The theme of enterprise continues through the vitrines and cabinets. The cased daguerreotypes and ambrotypes are placed next to reproductions of press advertisements, heavy in superlatives, punctuation, and ornate typography. You can almost hear the photographers spruiking from the page. As many of the carte de visite and cabinet cards are turned over as those with subjects staring back at us. Here again we see excessive attention to typography and branding with fleur-de-lis, manufactured coats of arms, and claims to élite attachment – ‘Photographers to the Governor’ printed on their backs. Turning from the newspaper advertisement, to the cabinet card verso, to the letterhead, to the pamphlet, Brazier captures the incessant branding of these businesses, all clawing for notoriety and custom. Yet in the centre of the room, among the spruiking, is a revealing document: two pages reproduced from William Augustus Nicholas’ Insolvency Schedule, dated 21 June 1867. As Brazier remarks in the label, this document from the New South Wales State Archives gets to the heart of the studio enterprise, showing pared back for the debt collectors exactly what was needed to run a photography business in the 1860s: ‘seals and weights’, ‘box[es] of colours’, ‘vinaigrette funnels’, a ‘carpet’, ‘1 head rest’.

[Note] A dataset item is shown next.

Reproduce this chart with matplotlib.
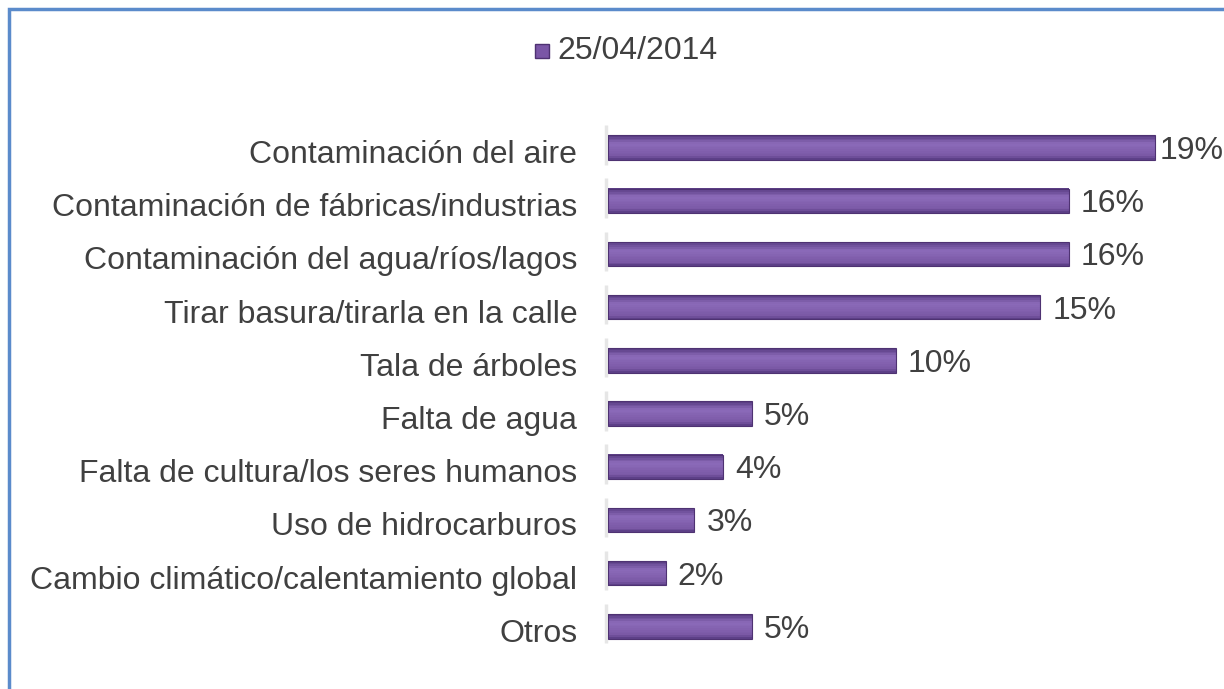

The exhibition gives spaces to the household names and studios of nineteenth-century New South Wales photography: Glaister; Hetzer; Kerry & Co; and Freeman & Co. But Brazier has worked hard to extract some of the less vociferous voices from this scene too. One vitrine holds no photographs at all only the notebook of German itinerant (Johann Heinrich) Christian Jorss, who travelled through regional New South Wales in the 1860s. Inside it are recipes for collodion emulsion: gelatin silver, colour, and fixer solutions. This modest notebook is a rare gem for those among us keen to understand how photographic methods were actually learnt and executed on the colonial frontier. Presented in translation from the original German on the Chau Chak Wing Museum website, it is inscribed with annotations like ‘light but not direct sun’, giving a sense that the composition of the notebook is undertaken adjacent to Jorss trying and testing his methods.

Circular Quay, 1880–1900, (J. Paine, Sydney Chau Chak Wing Museum: HP82.39.169)Circular Quay, 1880–1900, (J. Paine, Sydney Chau Chak Wing Museum: HP82.39.169)

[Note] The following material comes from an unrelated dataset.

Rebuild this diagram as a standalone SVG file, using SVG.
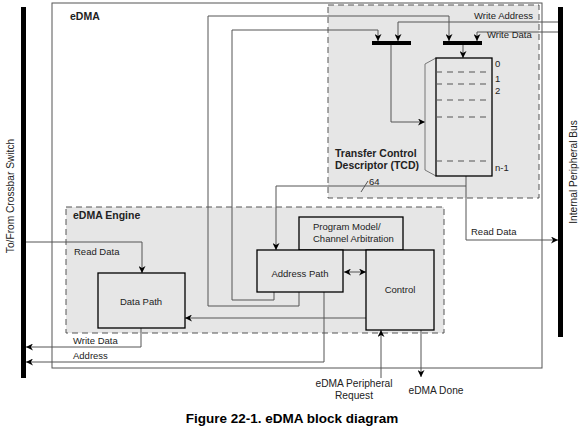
<svg xmlns="http://www.w3.org/2000/svg" width="584" height="429" viewBox="0 0 584 429">
<style>
text{font-family:"Liberation Sans",Arial,sans-serif;fill:#222;font-size:9.5px}
.o{font-size:10.2px}
.b{font-weight:bold;font-size:10.5px}
.cap{font-weight:bold;font-size:13.5px;fill:#000}
.box{fill:#e6e6e6;stroke:#000;stroke-width:1.3}
.reg{fill:#e6e6e6;stroke:#555;stroke-width:1;stroke-dasharray:6,4}
.ln{fill:none;stroke:#555;stroke-width:1}
.la{fill:none;stroke:#555;stroke-width:1;marker-end:url(#ah)}
.bar{fill:#000}
.dl{stroke:#555;stroke-width:1;stroke-dasharray:6,5}
</style>
<defs>
<marker id="ah" viewBox="0 0 10 10" refX="10" refY="5" markerWidth="7" markerHeight="7" markerUnits="userSpaceOnUse" orient="auto-start-reverse">
<path d="M0,0 L10,5 L0,10 L3,5 Z" fill="#000"/>
</marker>
</defs>
<rect width="584" height="429" fill="#fff"/>
<g id="buses">
<rect class="bar" x="21" y="7" width="5" height="371"/>
<rect class="bar" x="558" y="7" width="5" height="330"/>
<text class="o" transform="translate(14,196) rotate(-90)" text-anchor="middle">To/From Crossbar Switch</text>
<text class="o" transform="translate(577,172) rotate(-90)" text-anchor="middle">Internal Peripheral Bus</text>
</g>
<g id="edma">
<rect x="52" y="3" width="490" height="365" fill="none" stroke="#555" stroke-width="1"/>
<text class="b" x="70" y="20">eDMA</text>
</g>
<g id="tcd-region">
<rect class="reg" x="328" y="5" width="211" height="193"/>
<text class="b" x="335" y="157">Transfer Control</text>
<text class="b" x="335" y="169">Descriptor (TCD)</text>
</g>
<g id="engine-region">
<rect class="reg" x="66" y="207" width="378" height="126"/>
<text class="b" x="73" y="219">eDMA Engine</text>
</g>
<g id="connectors">
<polyline class="la" points="558,22 398,22 398,41"/>
<polyline class="la" points="558,32 477,32 477,41"/>
<polyline class="la" points="299,292 299,306 208,306 208,16 449,16 449,41"/>
<polyline class="la" points="274,292 274,300 232,300 232,30 378,30 378,41"/>
<polyline class="la" points="463,45 463,58"/>
<polyline class="la" points="391,45 391,122 425,122"/>
<polyline class="la" points="466,176 466,240 558,240"/>
<polyline class="la" points="466,186 276,186 276,250"/>
<line class="ln" x1="361" y1="192" x2="368" y2="181"/>
<polyline class="la" points="366,318 185,318"/>
<polyline class="la" points="26,242 142,242 142,273"/>
<polyline class="la" points="141,328 141,347 26,347"/>
<polyline class="la" points="324,292 324,362 26,362"/>
<line class="la" x1="344" y1="272" x2="366" y2="272" style="marker-start:url(#ah)"/>
<polyline class="la" points="381,378 381,330"/>
<polyline class="la" points="421,330 421,377"/>
<text x="533" y="19" text-anchor="end">Write Address</text>
<text x="487" y="38">Write Data</text>
<text x="369" y="185">64</text>
<text x="471" y="235">Read Data</text>
<text x="74" y="255">Read Data</text>
<text x="73" y="344">Write Data</text>
<text x="73" y="359">Address</text>
<text class="o" x="354" y="387" text-anchor="middle">eDMA Peripheral</text>
<text class="o" x="354" y="399" text-anchor="middle">Request</text>
<text class="o" x="436" y="394" text-anchor="middle">eDMA Done</text>
</g>
<g id="mux-left"><rect class="bar" x="372" y="41" width="39" height="4"/></g>
<g id="mux-right"><rect class="bar" x="443" y="41" width="39" height="4"/></g>
<g id="tcd-stack">
<polyline points="436,58 425,64 425,170 436,176" fill="none" stroke="#777" stroke-width="1"/>
<rect class="box" x="436" y="58" width="56" height="118" stroke-width="1"/>
<line class="dl" x1="436" y1="72" x2="492" y2="72"/>
<line class="dl" x1="436" y1="84" x2="492" y2="84"/>
<line class="dl" x1="436" y1="100" x2="492" y2="100"/>
<line class="dl" x1="436" y1="117" x2="492" y2="117"/>
<line class="dl" x1="436" y1="161" x2="492" y2="161"/>
<text x="495" y="67">0</text>
<text x="495" y="82">1</text>
<text x="495" y="94">2</text>
<text x="495" y="171">n-1</text>
</g>
<g id="data-path">
<rect class="box" x="98" y="273" width="87" height="55"/>
<text x="141" y="305" text-anchor="middle">Data Path</text>
</g>
<g id="program-model">
<rect class="box" x="299" y="217" width="104" height="33"/>
<text x="313" y="230">Program Model/</text>
<text x="313" y="242">Channel Arbitration</text>
</g>
<g id="address-path">
<rect class="box" x="257" y="250" width="86" height="42"/>
<text x="300" y="277" text-anchor="middle">Address Path</text>
</g>
<g id="control">
<rect class="box" x="366" y="250" width="68" height="80"/>
<text x="400" y="293" text-anchor="middle">Control</text>
</g>
<text class="cap" x="292" y="423" text-anchor="middle">Figure 22-1. eDMA block diagram</text>
</svg>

Brazier is particularly attuned to the women who worked in these studios. Many panels include mention of wives-cum-assistants. Discussion of early twentieth-century large stock and trade studios like Freeman’s includes a reproduction of a photograph of four women sourced from the National Library of Australia. Madeline Denshire, Miss Hall, an unidentified woman, and Clara Halls – receptionists and assistants of Freeman’s – pose dramatically in elaborate hats and feather boas flung over their more conservative workwear for a playful portrait; faces accustomed to the process of photography but rarely seen in front of the lens.

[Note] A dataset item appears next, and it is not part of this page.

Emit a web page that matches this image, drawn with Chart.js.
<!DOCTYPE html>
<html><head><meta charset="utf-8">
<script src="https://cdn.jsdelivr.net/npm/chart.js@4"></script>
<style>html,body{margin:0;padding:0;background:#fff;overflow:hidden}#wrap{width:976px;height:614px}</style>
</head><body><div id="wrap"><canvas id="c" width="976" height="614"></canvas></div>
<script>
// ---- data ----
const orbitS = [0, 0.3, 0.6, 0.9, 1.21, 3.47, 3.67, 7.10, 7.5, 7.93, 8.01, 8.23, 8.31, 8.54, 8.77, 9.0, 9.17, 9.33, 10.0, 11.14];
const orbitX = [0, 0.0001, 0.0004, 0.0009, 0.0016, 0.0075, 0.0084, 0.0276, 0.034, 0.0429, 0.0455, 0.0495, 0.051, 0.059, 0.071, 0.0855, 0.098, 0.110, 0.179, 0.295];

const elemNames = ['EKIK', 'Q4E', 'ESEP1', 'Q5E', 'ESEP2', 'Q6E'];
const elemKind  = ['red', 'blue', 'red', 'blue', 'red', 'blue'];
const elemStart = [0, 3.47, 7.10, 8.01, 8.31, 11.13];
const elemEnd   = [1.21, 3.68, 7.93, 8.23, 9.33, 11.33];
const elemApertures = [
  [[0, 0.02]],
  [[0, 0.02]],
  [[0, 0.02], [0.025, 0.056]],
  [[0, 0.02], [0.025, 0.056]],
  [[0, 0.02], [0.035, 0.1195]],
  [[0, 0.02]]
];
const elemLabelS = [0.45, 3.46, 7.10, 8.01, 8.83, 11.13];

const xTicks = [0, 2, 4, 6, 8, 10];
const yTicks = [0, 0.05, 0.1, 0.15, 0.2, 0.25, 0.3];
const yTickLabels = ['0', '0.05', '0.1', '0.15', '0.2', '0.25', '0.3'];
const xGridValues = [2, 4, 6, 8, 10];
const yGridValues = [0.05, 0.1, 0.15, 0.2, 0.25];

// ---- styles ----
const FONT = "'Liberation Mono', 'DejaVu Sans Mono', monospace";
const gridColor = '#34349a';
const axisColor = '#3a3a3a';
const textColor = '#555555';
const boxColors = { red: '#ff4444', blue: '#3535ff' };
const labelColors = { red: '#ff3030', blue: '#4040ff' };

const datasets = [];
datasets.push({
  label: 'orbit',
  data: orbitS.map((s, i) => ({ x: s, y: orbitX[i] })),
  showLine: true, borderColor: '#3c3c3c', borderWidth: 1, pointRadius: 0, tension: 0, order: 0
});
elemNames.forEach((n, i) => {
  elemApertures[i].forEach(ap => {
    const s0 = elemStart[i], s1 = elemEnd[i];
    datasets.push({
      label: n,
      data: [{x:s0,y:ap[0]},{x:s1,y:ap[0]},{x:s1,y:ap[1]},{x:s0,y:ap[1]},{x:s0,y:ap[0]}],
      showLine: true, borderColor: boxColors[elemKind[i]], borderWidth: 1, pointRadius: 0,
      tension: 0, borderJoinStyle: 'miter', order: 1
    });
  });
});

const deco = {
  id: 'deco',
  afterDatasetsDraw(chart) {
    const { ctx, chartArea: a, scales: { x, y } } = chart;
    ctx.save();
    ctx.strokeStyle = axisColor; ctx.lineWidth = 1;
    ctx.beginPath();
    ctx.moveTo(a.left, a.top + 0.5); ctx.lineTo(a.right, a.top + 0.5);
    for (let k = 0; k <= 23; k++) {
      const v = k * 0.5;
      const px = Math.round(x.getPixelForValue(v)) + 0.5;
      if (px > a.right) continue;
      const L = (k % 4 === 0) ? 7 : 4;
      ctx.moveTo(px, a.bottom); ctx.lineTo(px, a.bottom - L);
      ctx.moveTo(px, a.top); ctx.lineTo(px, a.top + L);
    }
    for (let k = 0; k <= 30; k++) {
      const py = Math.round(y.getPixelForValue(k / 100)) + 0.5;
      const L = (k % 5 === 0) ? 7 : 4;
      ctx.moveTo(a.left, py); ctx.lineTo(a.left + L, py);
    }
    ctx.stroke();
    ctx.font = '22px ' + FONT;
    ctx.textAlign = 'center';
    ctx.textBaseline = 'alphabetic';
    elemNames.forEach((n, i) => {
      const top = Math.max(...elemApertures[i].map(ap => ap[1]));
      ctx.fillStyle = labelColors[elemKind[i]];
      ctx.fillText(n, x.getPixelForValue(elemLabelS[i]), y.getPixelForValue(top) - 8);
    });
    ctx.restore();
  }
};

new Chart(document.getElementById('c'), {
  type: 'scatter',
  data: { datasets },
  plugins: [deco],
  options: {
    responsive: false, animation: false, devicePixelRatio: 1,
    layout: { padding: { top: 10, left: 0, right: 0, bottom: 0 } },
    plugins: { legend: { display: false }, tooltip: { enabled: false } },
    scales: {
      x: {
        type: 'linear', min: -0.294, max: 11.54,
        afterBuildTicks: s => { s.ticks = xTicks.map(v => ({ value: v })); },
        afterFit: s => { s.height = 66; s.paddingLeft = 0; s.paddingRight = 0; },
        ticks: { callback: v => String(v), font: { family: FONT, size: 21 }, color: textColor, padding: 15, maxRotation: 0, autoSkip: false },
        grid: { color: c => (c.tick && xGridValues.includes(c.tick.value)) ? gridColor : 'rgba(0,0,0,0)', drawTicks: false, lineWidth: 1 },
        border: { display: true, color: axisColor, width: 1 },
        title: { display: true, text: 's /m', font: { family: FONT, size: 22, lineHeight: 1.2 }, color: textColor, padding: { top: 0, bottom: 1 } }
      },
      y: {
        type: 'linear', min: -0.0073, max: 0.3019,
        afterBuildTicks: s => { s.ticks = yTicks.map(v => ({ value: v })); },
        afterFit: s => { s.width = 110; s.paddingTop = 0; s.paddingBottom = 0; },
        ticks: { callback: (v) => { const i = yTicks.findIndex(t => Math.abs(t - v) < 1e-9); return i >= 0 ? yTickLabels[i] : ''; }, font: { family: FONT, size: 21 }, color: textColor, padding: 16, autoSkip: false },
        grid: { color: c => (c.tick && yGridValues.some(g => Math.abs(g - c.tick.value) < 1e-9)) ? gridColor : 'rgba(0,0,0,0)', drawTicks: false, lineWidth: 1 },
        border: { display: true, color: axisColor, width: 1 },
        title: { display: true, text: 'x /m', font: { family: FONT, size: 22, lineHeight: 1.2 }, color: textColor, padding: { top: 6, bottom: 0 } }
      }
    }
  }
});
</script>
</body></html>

Brazier’s exhibition invites us into the studio, a fluid space, though it also leaves us wanting more. As we trundle along the vitrines examining the delicate embossing, stencilling, and colour tinting of surviving photographs – and stand in front of cameras and loaded stereoscopes from the original Macleay collection – we cannot help but think of those faces in the frame before us. After seeing a detailed ‘portrait’ of the personalities behind the camera, we are left wondering about those who took up the invitation in photographers’ advertisements or the First Nations people forced in front of the lens. What was their experience of the studio enterprise? In these spaces of diffuse light and beyond, what where the negotiations that happened across the boundary of the camera? More work needs to be done on what colonial clients demanded of the art of photography, and how their appetites shaped the business of the studio.


The Business of Photography: The 19th century studio in NSW is at the Chau Chak Wing Museum, University of Sydney, until 22 August 2021.